Your Lordship will also receive in the box with the passes, 1000 oaths and 1000 bonds, some of which oaths are for English built ships, and the rest for foreign built ships made free, and part of the bonds are for ships trading coast-wise in the plantations, the others for such as trade from the plantations to Europe. Samples of which oaths and bonds with the blanks filled up, I send you for your guidance in the doing thereof, before you fill up or deliver the pass.

And whereas your Lord-hip will find by the said instructions that a registry must be sent to this office of all passes delivered out by you, I send you likewise a scheme showing in what manner the said registry is to be kept.

And your Lordship being directed by the other order of my Lords of the Admiralty that come indorsed, to secure a fitting number of those passes and bonds for your own Government, and then to distribute the rest to the respective places mentioned in the margin,* I desire you will please at the same time to send the packets also that come herewith to the said places respectively, and that you will own the receipt hereof, and let me know how you dispose of the passes. I am, my Lord, your Lordships most

humble servant

J. BURCHETT. Ld. Bellomont, Gove of New England.

Letter to Gov. Bellomont relating to Timber. [P. 30.] Right trusty and right well beloved Cousin-we greet you well.

Whereas we have been informed that great spoils are daily committed in the woods of New Hampshire and Province of Maine, and other parts within our Goverum of the Massachusetts Bay, by cutting down and converting to private uses such Trees as are or may be proper for the service of our Royall Navy, and it being necessary that all practices which tend so evidently to deprive us of those supplies be effectually restrained:

Our Will and Pleasure is that upon consideration of the occasions of such abuses, the methods by which they are carried on, and the inconveniences that attend them, you use your endeavors, with Our respective Councils and the General Assemblies of the Massachusetts Bay and of New Hampshire, to dispose them to pass Acts for preventing the further spoils of those woods, and

* Virginia, Maryland, Carolina, Pensilvania, East and West New Jersey, Connecticut, Rhode Island.

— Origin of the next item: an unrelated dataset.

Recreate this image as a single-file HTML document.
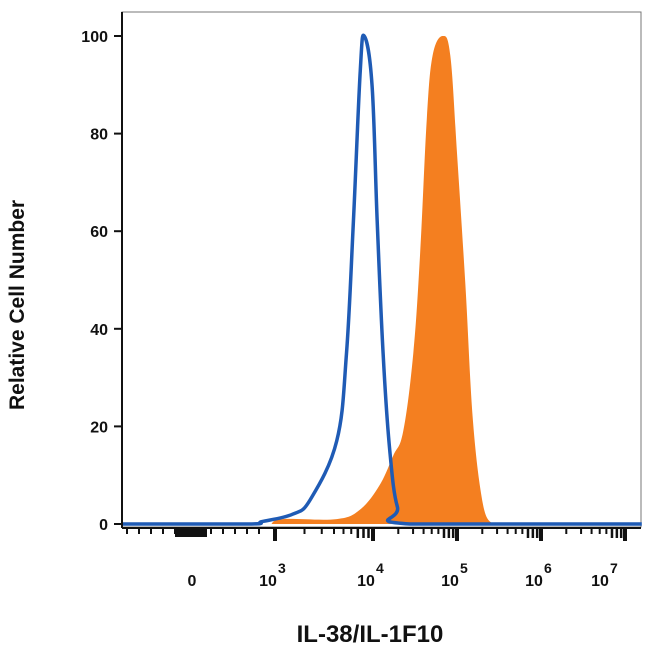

for preserving a Nursery of such trees as may be useful for our service, and in case you cannot prevail with them to pass Acts proper and sufficient for those purposes, that you send over hither the heads of such a Bill as may be effectual for those ends, and fit to be enacted here. Soe We bid you heartily farewell.

Given at our Court at Hampton Court, the 19th day of January 1700-1, in the twelfth year of Our Reign.

By his Majestys Command,

JAMES VERNON. Draught of a Letter for his Maj'tys signature to the Earl of Bellomont, about preserving his Maj'tys Timber in New England. Dated the 9th January 1700-1.

[P. 31.] Copy of his Majestys Letter to the Earl of Bellomont, relating to

Accessories in case of Piracies beyond the Seas, February 2d

1700-1. Right trusty and right well-beloved Cousin-We greet you well:

Whereas by Our letters bearing date the 10th Feb’ry, 1699-1700 we thought fit to give you several directions relating to the trial of Pirates in Our Province of New York, and whereas an Act of Parliament is since passed for the more effectual suppression of Piracy, pursuant to which a Commission under the Great Seal of England has been also sent you, impowering you and others to proceede accordingly in reference to Our said Province, and to Our Province of East and West New Jersey and Our Colony of Connecticut,

Our Will and Pleasure is that notwithstanding anything contained in Our aforesaid letters of the 10th of Feb'ry 1699-1700 you henceforward take care to Govern yourself in matters relating to Pirates according to the intent of the Act of Parliament and Commission aforementioned.

But whereas Accessories in cases of Piracies beyond the Seas are by the said Acts left to be tried in England according to the Statutes of the 28th of King Henry, the gth, We do hereby further direct & require you to send all such Accessories in cases of Piracy in Our aforesaid Provinces of New York, the East and West New Jerseys and our Colony of Connecticutt with the proper Evidences, that you may have against ym into England in order to their being tried here.